Though I came from the United States, where we have more than enough to eat every single day and where we waste more than anyone should ever be allowed, this little girl didn’t give it a second thought. Though she is growing up in a town in Haiti where some people have homes with dirt floors, no running water and no electricity, this young girl didn’t take note. Though I didn’t look like her or speak her language, this mattered not. This precious little one cared about me, the strange woman sitting next to her who didn’t have enough plantain chips for lunch. This little girl simply cared that I got enough today.
If only we loved like this child. If only we shared out of our abundance the way this young child shared out of her meagerness. It was just a few plantain chips left in the bottom of a small bowl. But it was something more, something much, much more. It was uncommon love. Uncommon love extravagantly poured out on me through the heart and hands of a little girl in Haiti who ate lunch with me one day.
It is clear to me that our friendship with the staff and students who attend the UCNH Music Camp in Haiti is built on uncommon love. We spend about two weeks together. Who can be friends in just two weeks? Who can be friends when we only partially speak each others’ languages? Who can be friends with people from a completely different culture?
We are from the United States, the richest country in the Western Hemisphere. We are visiting Haiti, the poorest country in the Western Hemisphere. How can we be friends?
I don’t know. I can’t really explain it. Maybe it is our common love for music and our common love for Jesus that allows us to transcend all of our differences.
All I know is this, an experience of uncommon love is forever etched in my heart’s memory. I am so grateful to God and this tiny girl with the soulful brown eyes and a heart as big as the mountains of Haiti, for allowing me to experience a gift of such magnitude. A gift of such greatness. A gift I did not deserve. Out of her little, she gave. Lord, have mercy on me.
Mark 12:41-44 NIV – Jesus sat down opposite the place where the offerings were put and watched the crowd putting their money into the temple treasury. Many rich people threw in large amounts. But a poor widow came and put in two very small copper coins, worth only a few cents. Calling his disciples to him, Jesus said, “Truly I tell you, this poor widow has put more into the treasury than all the others. They all gave out of their wealth; but she, out of her poverty, put in everything—all she had to live on.”
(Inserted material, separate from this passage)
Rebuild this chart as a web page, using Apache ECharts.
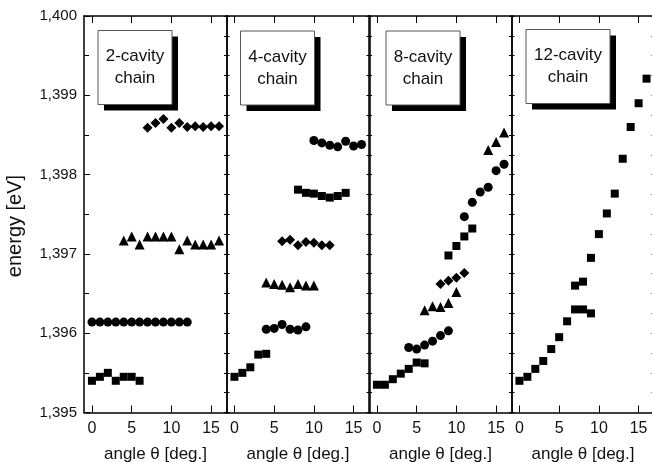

Matthew 19:23-30 NIV – Then Jesus said to his disciples, “Truly I tell you, it is hard for someone who is rich to enter the kingdom of heaven. Again I tell you, it is easier for a camel to go through the eye of a needle than for someone who is rich to enter the kingdom of God.” When the disciples heard this, they were greatly astonished and asked, “Who then can be saved?” Jesus looked at them and said, “With man this is impossible, but with God all things are possible.” Peter answered him, “We have left everything to follow you! What then will there be for us?” Jesus said to them, “Truly I tell you, at the renewal of all things, when the Son of Man sits on his glorious throne, you who have followed me will also sit on twelve thrones, judging the twelve tribes of Israel. And everyone who has left houses or brothers or sisters or father or mother or wife or children or fields for my sake will receive a hundred times as much and will inherit eternal life. But many who are first will be last, and many who are last will be first.